==== Source data ====

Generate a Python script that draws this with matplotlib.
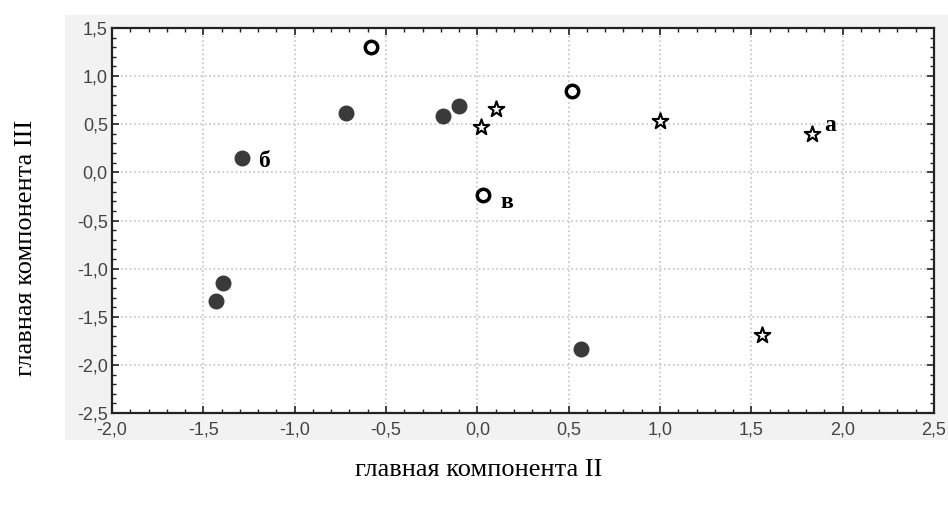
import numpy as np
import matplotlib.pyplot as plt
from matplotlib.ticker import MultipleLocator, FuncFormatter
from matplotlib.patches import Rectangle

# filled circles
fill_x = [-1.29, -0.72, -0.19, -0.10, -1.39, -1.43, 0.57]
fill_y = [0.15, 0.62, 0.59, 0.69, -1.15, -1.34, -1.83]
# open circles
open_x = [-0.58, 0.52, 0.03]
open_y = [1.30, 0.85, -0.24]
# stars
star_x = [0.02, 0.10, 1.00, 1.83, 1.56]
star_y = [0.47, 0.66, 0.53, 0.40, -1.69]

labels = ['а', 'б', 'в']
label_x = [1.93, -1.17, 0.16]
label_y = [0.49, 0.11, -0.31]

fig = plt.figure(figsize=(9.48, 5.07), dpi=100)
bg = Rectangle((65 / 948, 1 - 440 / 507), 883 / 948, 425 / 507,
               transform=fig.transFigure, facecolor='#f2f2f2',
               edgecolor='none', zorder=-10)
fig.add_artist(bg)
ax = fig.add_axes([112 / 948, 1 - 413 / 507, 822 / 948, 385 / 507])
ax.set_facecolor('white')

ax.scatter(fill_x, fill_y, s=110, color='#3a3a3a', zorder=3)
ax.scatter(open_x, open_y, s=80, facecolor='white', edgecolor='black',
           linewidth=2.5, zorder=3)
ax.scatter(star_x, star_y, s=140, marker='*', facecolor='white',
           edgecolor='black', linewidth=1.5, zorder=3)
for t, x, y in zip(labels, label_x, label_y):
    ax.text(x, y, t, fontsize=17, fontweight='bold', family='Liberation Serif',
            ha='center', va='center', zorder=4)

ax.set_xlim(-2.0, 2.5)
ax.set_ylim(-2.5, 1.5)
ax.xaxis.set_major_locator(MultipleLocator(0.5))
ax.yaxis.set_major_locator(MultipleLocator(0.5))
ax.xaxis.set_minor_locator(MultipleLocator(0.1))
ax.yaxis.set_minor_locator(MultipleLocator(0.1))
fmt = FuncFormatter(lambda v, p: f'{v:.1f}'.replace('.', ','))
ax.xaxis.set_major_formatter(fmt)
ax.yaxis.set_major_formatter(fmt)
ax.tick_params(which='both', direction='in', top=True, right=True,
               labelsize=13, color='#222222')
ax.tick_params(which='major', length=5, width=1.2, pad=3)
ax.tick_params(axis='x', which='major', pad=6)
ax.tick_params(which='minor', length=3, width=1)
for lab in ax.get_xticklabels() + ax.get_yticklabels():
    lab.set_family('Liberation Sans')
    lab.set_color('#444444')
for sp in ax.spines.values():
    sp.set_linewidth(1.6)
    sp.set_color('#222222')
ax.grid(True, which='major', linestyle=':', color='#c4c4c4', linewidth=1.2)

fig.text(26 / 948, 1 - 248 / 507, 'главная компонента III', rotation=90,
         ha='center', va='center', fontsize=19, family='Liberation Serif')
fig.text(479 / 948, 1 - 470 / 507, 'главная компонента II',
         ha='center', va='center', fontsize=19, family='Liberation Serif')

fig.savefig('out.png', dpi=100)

====

* _Task directions_
State how many lines above include the word "matplotlib", and nothing more.

* _Result_
4